■ **TASK REQUIREMENTS**: Exactly reproduce all the records, keeping pictures out of the copy.

———

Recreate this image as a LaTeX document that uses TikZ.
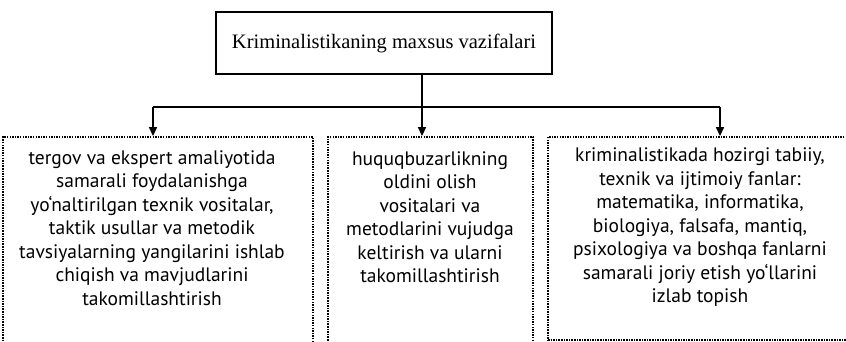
\documentclass[tikz,border=0pt]{standalone}
\usepackage{fontspec}
\setmainfont{Liberation Serif}
\newfontfamily\boxfont{PT Sans}
\usetikzlibrary{arrows.meta,positioning}

\begin{document}
\begin{tikzpicture}[x=1pt,y=-1pt,
  mainbox/.style={draw,line width=2pt,minimum width=336pt,minimum height=62pt,
    inner sep=0pt,font=\fontsize{20.5}{24}\selectfont},
  dotbox/.style={draw,line width=1.8pt,dash pattern=on 1.5pt off 1.1pt,inner sep=0pt},
  boxtext/.style={align=center,inner sep=0pt,font=\boxfont\fontsize{19.5}{23.5}\selectfont},
  link/.style={line width=1.5pt},
  arr/.style={link,-{Triangle[length=9pt,width=8pt]}}]

\useasboundingbox (0,0) rectangle (846,342);
\clip (0,0) rectangle (846,342);

% top box
\node[mainbox] (title) at (384,43) {Kriminalistikaning maxsus vazifalari};

% three dotted boxes (cut by the page edge)
\node[dotbox,minimum width=310pt,minimum height=233pt] (lbox) at (158,253.5) {};
\node[dotbox,minimum width=205pt,minimum height=233pt] (mbox) at (430.5,253.5) {};
\node[dotbox,minimum width=308pt,minimum height=203pt] (rbox) at (702,238.5) {};

\node[boxtext] (ltext) at (152,228) {tergov va ekspert amaliyotida\\
  samarali foydalanishga\\ yo‘naltirilgan texnik vositalar,\\
  taktik usullar va metodik\\ tavsiyalarning yangilarini ishlab\\
  chiqish va mavjudlarini\\ takomillashtirish};
\node[boxtext] (mtext) at (430,217) {huquqbuzarlikning\\ oldini olish\\
  vositalari va\\ metodlarini vujudga\\ keltirish va ularni\\ takomillashtirish};
\node[boxtext] (rtext) at (700,227.5) {kriminalistikada hozirgi tabiiy,\\
  texnik va ijtimoiy fanlar:\\ matematika, informatika,\\
  biologiya, falsafa, mantiq,\\ psixologiya va boshqa fanlarni\\
  samarali joriy etish yo‘llarini\\ izlab topish};

% connectors
\coordinate (hub) at (422,107);
\coordinate (jl) at (153,107);
\coordinate (jr) at (720,107);
\draw[link] (title.south -| hub) -- (hub);
\draw[link] (jl) -- (jr);
\draw[arr] (jl) -- (jl |- lbox.north);
\draw[arr] (hub) -- (hub |- mbox.north);
\draw[arr] (jr) -- (jr |- rbox.north);
\end{tikzpicture}
\end{document}
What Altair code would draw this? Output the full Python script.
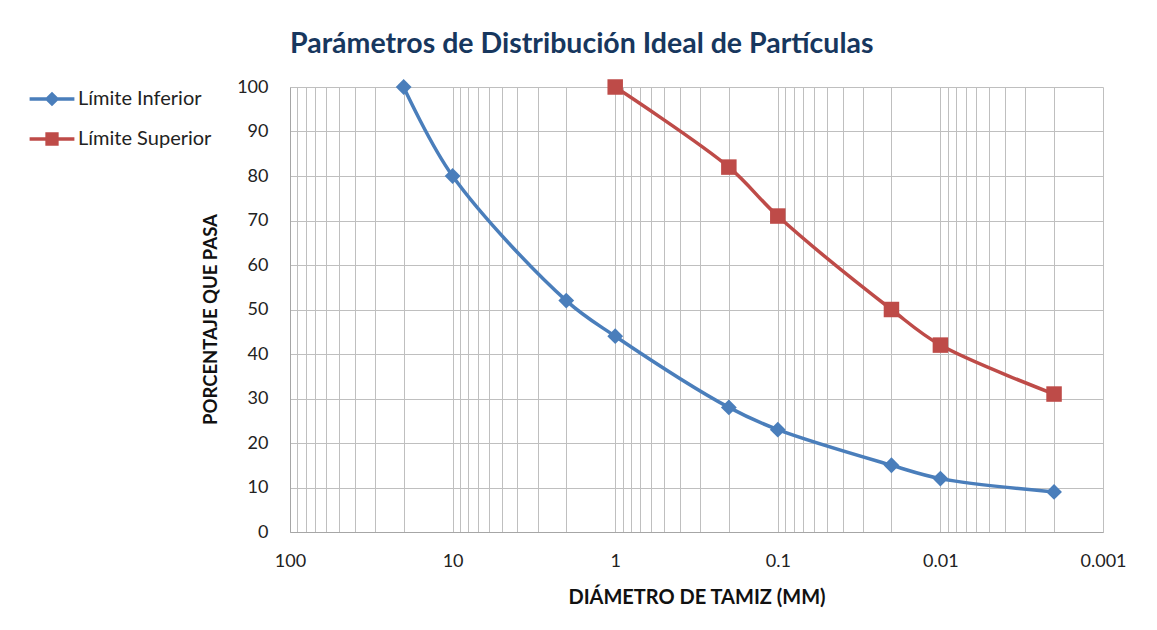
import altair as alt
import pandas as pd

series_names = ["Límite Inferior", "Límite Superior"]
diam_inf = [20, 10, 2, 1, 0.2, 0.1, 0.02, 0.01, 0.002]
pct_inf = [100, 80, 52, 44, 28, 23, 15, 12, 9]
diam_sup = [1, 0.2, 0.1, 0.02, 0.01, 0.002]
pct_sup = [100, 82, 71, 50, 42, 31]

major_ticks = [100, 10, 1, 0.1, 0.01, 0.001]
grid_ticks = []
for k in range(-3, 2):
    for m in range(1, 10):
        grid_ticks.append(round(m * 10 ** k, 6))
grid_ticks.append(100)

colors = ["#4A7EBB", "#BE4B48"]
legend_paths = [
    "M-3.2,-0.25H3.2V0.25H-3.2Z M0,-1.05L1.05,0L0,1.05L-1.05,0Z",
    "M-3.2,-0.25H3.2V0.25H-3.2Z M-0.95,-0.95H0.95V0.95H-0.95Z",
]

df = pd.DataFrame(
    {
        "series": [series_names[0]] * len(diam_inf) + [series_names[1]] * len(diam_sup),
        "diam": diam_inf + diam_sup,
        "pct": pct_inf + pct_sup,
    }
)

font = "Lato"

x_enc = alt.X(
    "diam:Q",
    scale=alt.Scale(type="log", domain=[0.001, 100], reverse=True, nice=False),
    axis=alt.Axis(
        values=grid_ticks,
        labelExpr="indexof([100, 10, 1, 0.1, 0.01, 0.001], datum.value) >= 0 ? toString(datum.value) : ''",
        labelOverlap=False,
        labelFlush=False,
        ticks=False,
        grid=True,
        labelPadding=20,
        title="DIÁMETRO DE TAMIZ (MM)",
        titlePadding=17,
    ),
)
y_enc = alt.Y(
    "pct:Q",
    scale=alt.Scale(domain=[0, 100], nice=False),
    axis=alt.Axis(
        values=list(range(0, 101, 10)),
        ticks=False,
        grid=True,
        labelPadding=22,
        title="PORCENTAJE QUE PASA",
        titlePadding=16,
        titleFontSize=18.5,
        titleY=232,
    ),
)
color_enc = alt.Color(
    "series:N",
    scale=alt.Scale(domain=series_names, range=colors),
    legend=alt.Legend(title=None),
)

base = alt.Chart(df)

lines = base.mark_line(interpolate="catmull-rom", strokeWidth=3.5).encode(
    x=x_enc, y=y_enc, color=color_enc
)
pts_inf = (
    base.transform_filter(alt.datum.series == series_names[0])
    .mark_point(shape="diamond", filled=True, size=250, opacity=1)
    .encode(x=x_enc, y=y_enc, color=color_enc)
)
pts_sup = (
    base.transform_filter(alt.datum.series == series_names[1])
    .mark_point(shape="square", filled=True, size=240, opacity=1)
    .encode(x=x_enc, y=y_enc, color=color_enc)
)
legend_layer = base.mark_point(filled=True, opacity=0).encode(
    x=x_enc,
    y=y_enc,
    color=color_enc,
    shape=alt.Shape(
        "series:N",
        scale=alt.Scale(domain=series_names, range=legend_paths),
        legend=alt.Legend(title=None),
    ),
)

chart = (
    alt.layer(lines, pts_inf, pts_sup, legend_layer)
    .properties(
        width=813,
        height=445,
        title=alt.TitleParams(
            "Parámetros de Distribución Ideal de Partículas",
            anchor="start",
            frame="group",
            offset=20,
            fontSize=28.5,
            font=font,
            fontWeight="bold",
            color="#17375E",
        ),
        autosize=alt.AutoSizeParams(type="none"),
        padding={"left": 282, "top": 79, "right": 40, "bottom": 80},
    )
    .configure_view(stroke=None)
    .configure_axis(
        labelFont=font,
        labelFontSize=18,
        labelColor="#222222",
        titleFont=font,
        titleFontSize=20,
        titleFontWeight="bold",
        titleColor="#111111",
        gridColor="#BFBFBF",
        gridWidth=1,
        domainColor="#A6A6A6",
        domainWidth=1,
    )
    .configure_legend(
        orient="none",
        legendX=-248,
        legendY=2,
        labelFont=font,
        labelFontSize=20,
        labelColor="#222222",
        symbolSize=196,
        symbolOpacity=1,
        symbolStrokeWidth=0,
        labelOffset=16,
        rowPadding=20,
        padding=0,
    )
)

chart.save("out.html", embed_options={"renderer": "svg", "actions": False})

———

■ **EXERCISE SOLUTION**:
Recreate this image as a LaTeX document that uses TikZ.
\documentclass[tikz,border=0pt]{standalone}
\usepackage{fontspec}
\setmainfont{Liberation Serif}
\newfontfamily\boxfont{PT Sans}
\usetikzlibrary{arrows.meta,positioning}

\begin{document}
\begin{tikzpicture}[x=1pt,y=-1pt,
  mainbox/.style={draw,line width=2pt,minimum width=336pt,minimum height=62pt,
    inner sep=0pt,font=\fontsize{20.5}{24}\selectfont},
  dotbox/.style={draw,line width=1.8pt,dash pattern=on 1.5pt off 1.1pt,inner sep=0pt},
  boxtext/.style={align=center,inner sep=0pt,font=\boxfont\fontsize{19.5}{23.5}\selectfont},
  link/.style={line width=1.5pt},
  arr/.style={link,-{Triangle[length=9pt,width=8pt]}}]

\useasboundingbox (0,0) rectangle (846,342);
\clip (0,0) rectangle (846,342);

% top box
\node[mainbox] (title) at (384,43) {Kriminalistikaning maxsus vazifalari};

% three dotted boxes (cut by the page edge)
\node[dotbox,minimum width=310pt,minimum height=233pt] (lbox) at (158,253.5) {};
\node[dotbox,minimum width=205pt,minimum height=233pt] (mbox) at (430.5,253.5) {};
\node[dotbox,minimum width=308pt,minimum height=203pt] (rbox) at (702,238.5) {};

\node[boxtext] (ltext) at (152,228) {tergov va ekspert amaliyotida\\
  samarali foydalanishga\\ yo‘naltirilgan texnik vositalar,\\
  taktik usullar va metodik\\ tavsiyalarning yangilarini ishlab\\
  chiqish va mavjudlarini\\ takomillashtirish};
\node[boxtext] (mtext) at (430,217) {huquqbuzarlikning\\ oldini olish\\
  vositalari va\\ metodlarini vujudga\\ keltirish va ularni\\ takomillashtirish};
\node[boxtext] (rtext) at (700,227.5) {kriminalistikada hozirgi tabiiy,\\
  texnik va ijtimoiy fanlar:\\ matematika, informatika,\\
  biologiya, falsafa, mantiq,\\ psixologiya va boshqa fanlarni\\
  samarali joriy etish yo‘llarini\\ izlab topish};

% connectors
\coordinate (hub) at (422,107);
\coordinate (jl) at (153,107);
\coordinate (jr) at (720,107);
\draw[link] (title.south -| hub) -- (hub);
\draw[link] (jl) -- (jr);
\draw[arr] (jl) -- (jl |- lbox.north);
\draw[arr] (hub) -- (hub |- mbox.north);
\draw[arr] (jr) -- (jr |- rbox.north);
\end{tikzpicture}
\end{document}
What Altair code would draw this? Output the full Python script.
import altair as alt
import pandas as pd

series_names = ["Límite Inferior", "Límite Superior"]
diam_inf = [20, 10, 2, 1, 0.2, 0.1, 0.02, 0.01, 0.002]
pct_inf = [100, 80, 52, 44, 28, 23, 15, 12, 9]
diam_sup = [1, 0.2, 0.1, 0.02, 0.01, 0.002]
pct_sup = [100, 82, 71, 50, 42, 31]

major_ticks = [100, 10, 1, 0.1, 0.01, 0.001]
grid_ticks = []
for k in range(-3, 2):
    for m in range(1, 10):
        grid_ticks.append(round(m * 10 ** k, 6))
grid_ticks.append(100)

colors = ["#4A7EBB", "#BE4B48"]
legend_paths = [
    "M-3.2,-0.25H3.2V0.25H-3.2Z M0,-1.05L1.05,0L0,1.05L-1.05,0Z",
    "M-3.2,-0.25H3.2V0.25H-3.2Z M-0.95,-0.95H0.95V0.95H-0.95Z",
]

df = pd.DataFrame(
    {
        "series": [series_names[0]] * len(diam_inf) + [series_names[1]] * len(diam_sup),
        "diam": diam_inf + diam_sup,
        "pct": pct_inf + pct_sup,
    }
)

font = "Lato"

x_enc = alt.X(
    "diam:Q",
    scale=alt.Scale(type="log", domain=[0.001, 100], reverse=True, nice=False),
    axis=alt.Axis(
        values=grid_ticks,
        labelExpr="indexof([100, 10, 1, 0.1, 0.01, 0.001], datum.value) >= 0 ? toString(datum.value) : ''",
        labelOverlap=False,
        labelFlush=False,
        ticks=False,
        grid=True,
        labelPadding=20,
        title="DIÁMETRO DE TAMIZ (MM)",
        titlePadding=17,
    ),
)
y_enc = alt.Y(
    "pct:Q",
    scale=alt.Scale(domain=[0, 100], nice=False),
    axis=alt.Axis(
        values=list(range(0, 101, 10)),
        ticks=False,
        grid=True,
        labelPadding=22,
        title="PORCENTAJE QUE PASA",
        titlePadding=16,
        titleFontSize=18.5,
        titleY=232,
    ),
)
color_enc = alt.Color(
    "series:N",
    scale=alt.Scale(domain=series_names, range=colors),
    legend=alt.Legend(title=None),
)

base = alt.Chart(df)

lines = base.mark_line(interpolate="catmull-rom", strokeWidth=3.5).encode(
    x=x_enc, y=y_enc, color=color_enc
)
pts_inf = (
    base.transform_filter(alt.datum.series == series_names[0])
    .mark_point(shape="diamond", filled=True, size=250, opacity=1)
    .encode(x=x_enc, y=y_enc, color=color_enc)
)
pts_sup = (
    base.transform_filter(alt.datum.series == series_names[1])
    .mark_point(shape="square", filled=True, size=240, opacity=1)
    .encode(x=x_enc, y=y_enc, color=color_enc)
)
legend_layer = base.mark_point(filled=True, opacity=0).encode(
    x=x_enc,
    y=y_enc,
    color=color_enc,
    shape=alt.Shape(
        "series:N",
        scale=alt.Scale(domain=series_names, range=legend_paths),
        legend=alt.Legend(title=None),
    ),
)

chart = (
    alt.layer(lines, pts_inf, pts_sup, legend_layer)
    .properties(
        width=813,
        height=445,
        title=alt.TitleParams(
            "Parámetros de Distribución Ideal de Partículas",
            anchor="start",
            frame="group",
            offset=20,
            fontSize=28.5,
            font=font,
            fontWeight="bold",
            color="#17375E",
        ),
        autosize=alt.AutoSizeParams(type="none"),
        padding={"left": 282, "top": 79, "right": 40, "bottom": 80},
    )
    .configure_view(stroke=None)
    .configure_axis(
        labelFont=font,
        labelFontSize=18,
        labelColor="#222222",
        titleFont=font,
        titleFontSize=20,
        titleFontWeight="bold",
        titleColor="#111111",
        gridColor="#BFBFBF",
        gridWidth=1,
        domainColor="#A6A6A6",
        domainWidth=1,
    )
    .configure_legend(
        orient="none",
        legendX=-248,
        legendY=2,
        labelFont=font,
        labelFontSize=20,
        labelColor="#222222",
        symbolSize=196,
        symbolOpacity=1,
        symbolStrokeWidth=0,
        labelOffset=16,
        rowPadding=20,
        padding=0,
    )
)

chart.save("out.html", embed_options={"renderer": "svg", "actions": False})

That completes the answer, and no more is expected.